Data shown =>

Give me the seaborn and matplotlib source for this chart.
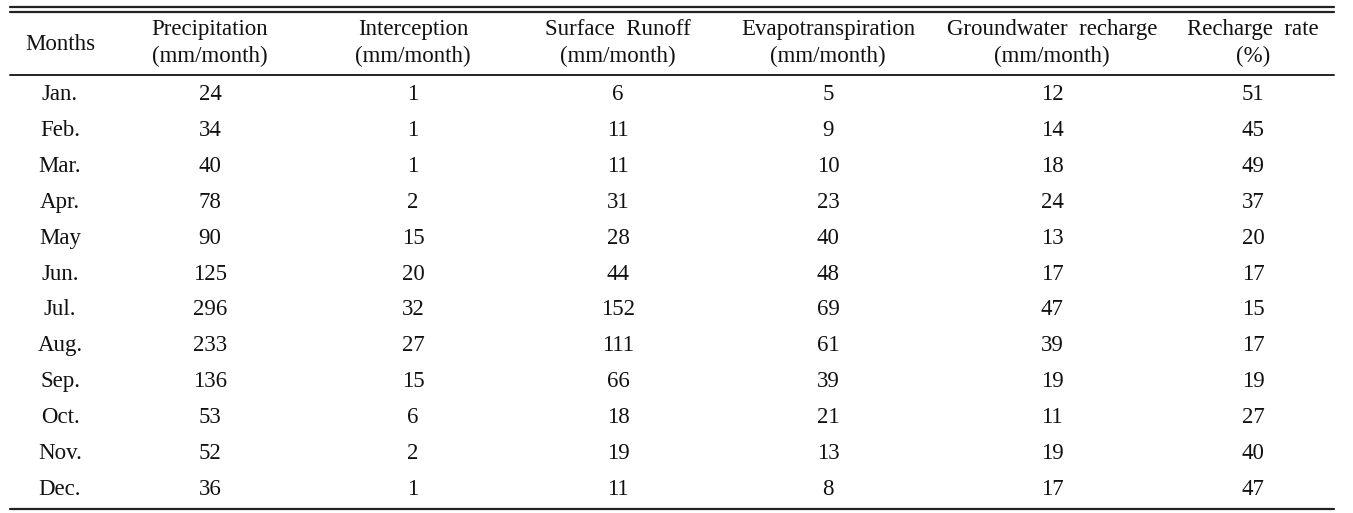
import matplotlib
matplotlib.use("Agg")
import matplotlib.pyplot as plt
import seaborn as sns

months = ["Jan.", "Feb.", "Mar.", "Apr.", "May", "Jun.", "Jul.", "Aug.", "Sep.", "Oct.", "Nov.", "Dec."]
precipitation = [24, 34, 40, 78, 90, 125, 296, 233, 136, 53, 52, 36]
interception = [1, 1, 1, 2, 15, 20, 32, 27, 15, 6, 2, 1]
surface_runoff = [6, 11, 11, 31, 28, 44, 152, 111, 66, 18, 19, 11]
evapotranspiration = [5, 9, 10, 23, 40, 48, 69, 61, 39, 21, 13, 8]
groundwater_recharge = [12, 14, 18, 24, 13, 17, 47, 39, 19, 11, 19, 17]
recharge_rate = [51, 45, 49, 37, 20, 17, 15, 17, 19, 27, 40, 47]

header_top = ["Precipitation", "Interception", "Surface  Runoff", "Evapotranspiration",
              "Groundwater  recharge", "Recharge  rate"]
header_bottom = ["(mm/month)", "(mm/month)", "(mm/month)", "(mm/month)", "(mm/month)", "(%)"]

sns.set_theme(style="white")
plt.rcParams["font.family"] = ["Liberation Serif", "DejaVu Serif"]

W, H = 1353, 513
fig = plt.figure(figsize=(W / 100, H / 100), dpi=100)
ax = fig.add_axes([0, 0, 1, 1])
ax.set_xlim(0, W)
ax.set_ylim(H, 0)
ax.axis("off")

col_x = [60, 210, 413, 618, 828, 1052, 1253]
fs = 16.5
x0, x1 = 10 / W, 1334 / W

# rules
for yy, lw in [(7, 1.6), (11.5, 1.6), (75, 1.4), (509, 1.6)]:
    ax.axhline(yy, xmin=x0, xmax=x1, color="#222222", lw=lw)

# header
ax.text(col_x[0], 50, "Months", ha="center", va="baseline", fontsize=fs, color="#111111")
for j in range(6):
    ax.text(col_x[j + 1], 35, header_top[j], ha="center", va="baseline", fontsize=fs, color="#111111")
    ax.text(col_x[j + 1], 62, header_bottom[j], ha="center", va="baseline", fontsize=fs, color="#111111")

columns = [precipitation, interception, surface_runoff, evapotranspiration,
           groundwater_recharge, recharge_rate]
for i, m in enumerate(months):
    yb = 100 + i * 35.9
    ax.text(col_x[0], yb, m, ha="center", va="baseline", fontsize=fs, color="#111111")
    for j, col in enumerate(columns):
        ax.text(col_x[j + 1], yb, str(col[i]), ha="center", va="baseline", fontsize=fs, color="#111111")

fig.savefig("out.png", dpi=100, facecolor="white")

Problem =>
Leave out the pictures and reproduce the rest of the listing exactly.

Correct answer =>
Give me the seaborn and matplotlib source for this chart.
import matplotlib
matplotlib.use("Agg")
import matplotlib.pyplot as plt
import seaborn as sns

months = ["Jan.", "Feb.", "Mar.", "Apr.", "May", "Jun.", "Jul.", "Aug.", "Sep.", "Oct.", "Nov.", "Dec."]
precipitation = [24, 34, 40, 78, 90, 125, 296, 233, 136, 53, 52, 36]
interception = [1, 1, 1, 2, 15, 20, 32, 27, 15, 6, 2, 1]
surface_runoff = [6, 11, 11, 31, 28, 44, 152, 111, 66, 18, 19, 11]
evapotranspiration = [5, 9, 10, 23, 40, 48, 69, 61, 39, 21, 13, 8]
groundwater_recharge = [12, 14, 18, 24, 13, 17, 47, 39, 19, 11, 19, 17]
recharge_rate = [51, 45, 49, 37, 20, 17, 15, 17, 19, 27, 40, 47]

header_top = ["Precipitation", "Interception", "Surface  Runoff", "Evapotranspiration",
              "Groundwater  recharge", "Recharge  rate"]
header_bottom = ["(mm/month)", "(mm/month)", "(mm/month)", "(mm/month)", "(mm/month)", "(%)"]

sns.set_theme(style="white")
plt.rcParams["font.family"] = ["Liberation Serif", "DejaVu Serif"]

W, H = 1353, 513
fig = plt.figure(figsize=(W / 100, H / 100), dpi=100)
ax = fig.add_axes([0, 0, 1, 1])
ax.set_xlim(0, W)
ax.set_ylim(H, 0)
ax.axis("off")

col_x = [60, 210, 413, 618, 828, 1052, 1253]
fs = 16.5
x0, x1 = 10 / W, 1334 / W

# rules
for yy, lw in [(7, 1.6), (11.5, 1.6), (75, 1.4), (509, 1.6)]:
    ax.axhline(yy, xmin=x0, xmax=x1, color="#222222", lw=lw)

# header
ax.text(col_x[0], 50, "Months", ha="center", va="baseline", fontsize=fs, color="#111111")
for j in range(6):
    ax.text(col_x[j + 1], 35, header_top[j], ha="center", va="baseline", fontsize=fs, color="#111111")
    ax.text(col_x[j + 1], 62, header_bottom[j], ha="center", va="baseline", fontsize=fs, color="#111111")

columns = [precipitation, interception, surface_runoff, evapotranspiration,
           groundwater_recharge, recharge_rate]
for i, m in enumerate(months):
    yb = 100 + i * 35.9
    ax.text(col_x[0], yb, m, ha="center", va="baseline", fontsize=fs, color="#111111")
    for j, col in enumerate(columns):
        ax.text(col_x[j + 1], yb, str(col[i]), ha="center", va="baseline", fontsize=fs, color="#111111")

fig.savefig("out.png", dpi=100, facecolor="white")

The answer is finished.